Incidentally, it isn't helpful being told, on typing "exim4 -q -v", that
"hey, the timeout for message <X> hasn't expired, so I'm going to ignore
your request". If I didn't want to attempt the delivery, I wouldn't have
typed the command. [And yes, I know now there is "exim4 -d -M <message
number>", but the 2 hours it took me to find out about this doesn't feel
like time well spent.]

Incidentally 2, I've spent upwards of 30 hours (much of it twiddling
my thumbs waiting for multi-minute timeouts to expire) trying to figure
out how to configure exim4. I haven't succeeded.

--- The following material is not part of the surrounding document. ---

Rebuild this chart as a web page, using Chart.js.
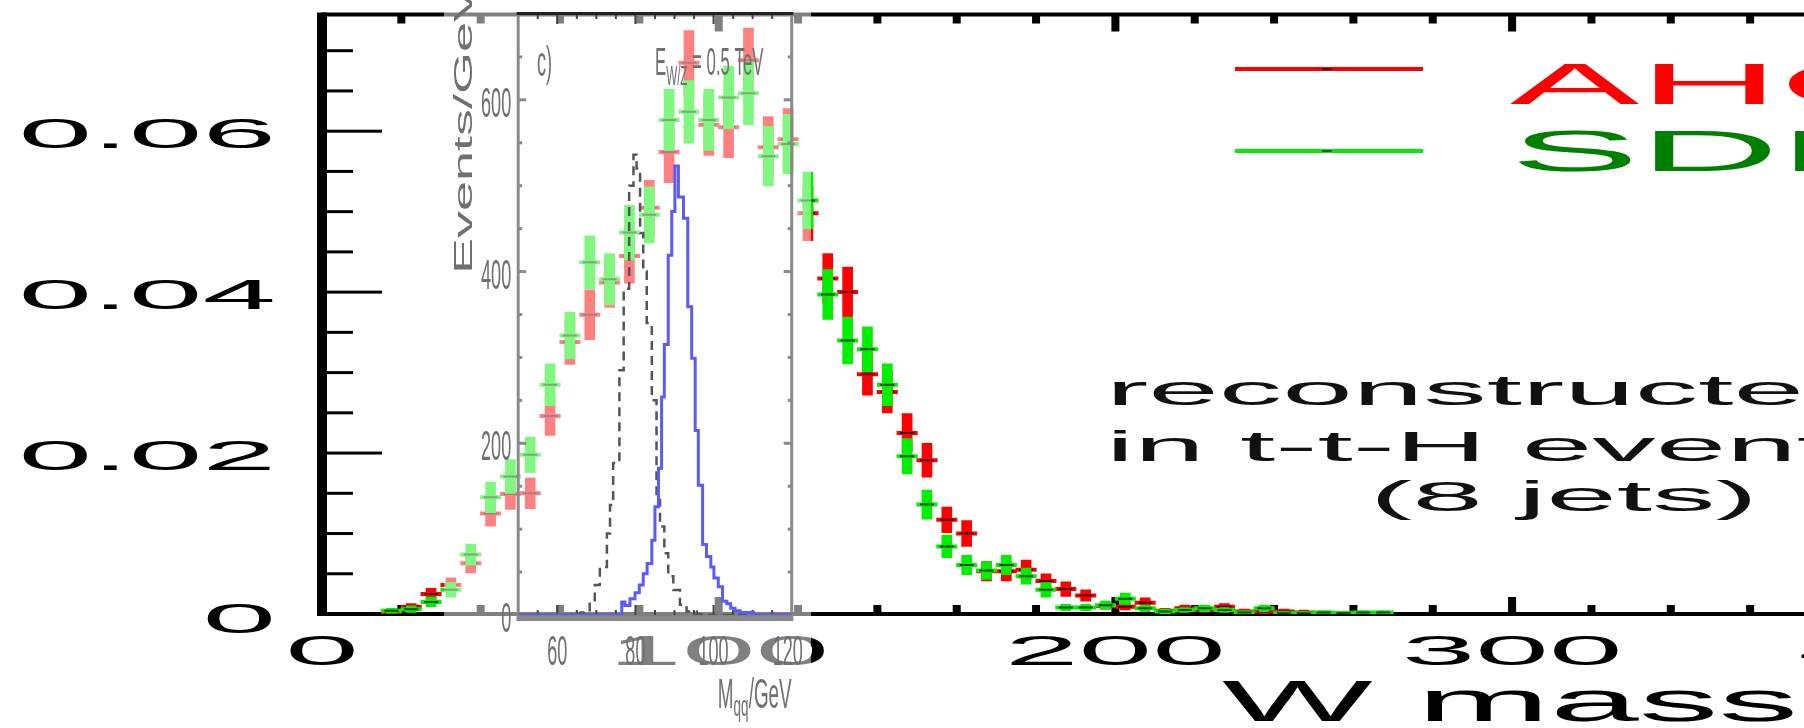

I've done a quick search of this mailing list's achive and found my
question asked about 2 years ago and answered by Philip Hazel in

    Subject: Literal Domains in exim 4 /local_domains_include_host_literals
    Date: Monday 21 June 2004
    From: Philp Hazel
    To: Tony Finch


However, the form of the answer wasn't helpful to me as a user. How do I
specify the smarthost port 8025, please?

Let me stress I'm not interested in learning about Exim4, any more than a
typical car driver wants to learn how to adjust the ignition timing. Give
me a recipe, please. Or tell me it's not possible, and I need a better
MTA. Or say nothing. But PLEASE don't tell me "you can create an SRV
record" or anything like that. I'm a user, I don't want to be stimulated,
or relaxed or have my horizons broadened. I just want to get my mail
swutting-well delivered (apologies to the late Douglas Adams).

If I appear sarcastic or cynical, please forgive me. It's because Exim4
is such a colossal time sink. The quality of its user-level documentation
is epitomised by what you get by typing "exim4 --help" at the command
line. If anybody wants to take me up on this point, please start, by way
of example, by recreating the process a newbie has to go through to locate
the configuration file. Normally you'd look for /etc/exim4.conf. On
finding a veritable fragmented forrest of files there, you then type "man
exim" or "man exim4" and look for the FILES section. No joy. After that,
you're on your own, trying to decide if silly-walk.conf.conf.conf could be
it, or whether that's something time-warped out of Monty Python. Then, in
desperation, you open the 1.3 Megabyte text file "spec.txt" to be told
that "Exim's run time configuration file is named by the CONFIGURE_FILE
setting in Local/Makefile". Wow! Wonderful. ;-(

Again - I'm a user, and I just want to configure the thing to deliver my
mail. There are a mere 6 or 7 items I need to enter into a configuration
file; this should take 10 - 20 minutes hacking a config file with Emacs,
or 5 minutes going through a menu process. Surely?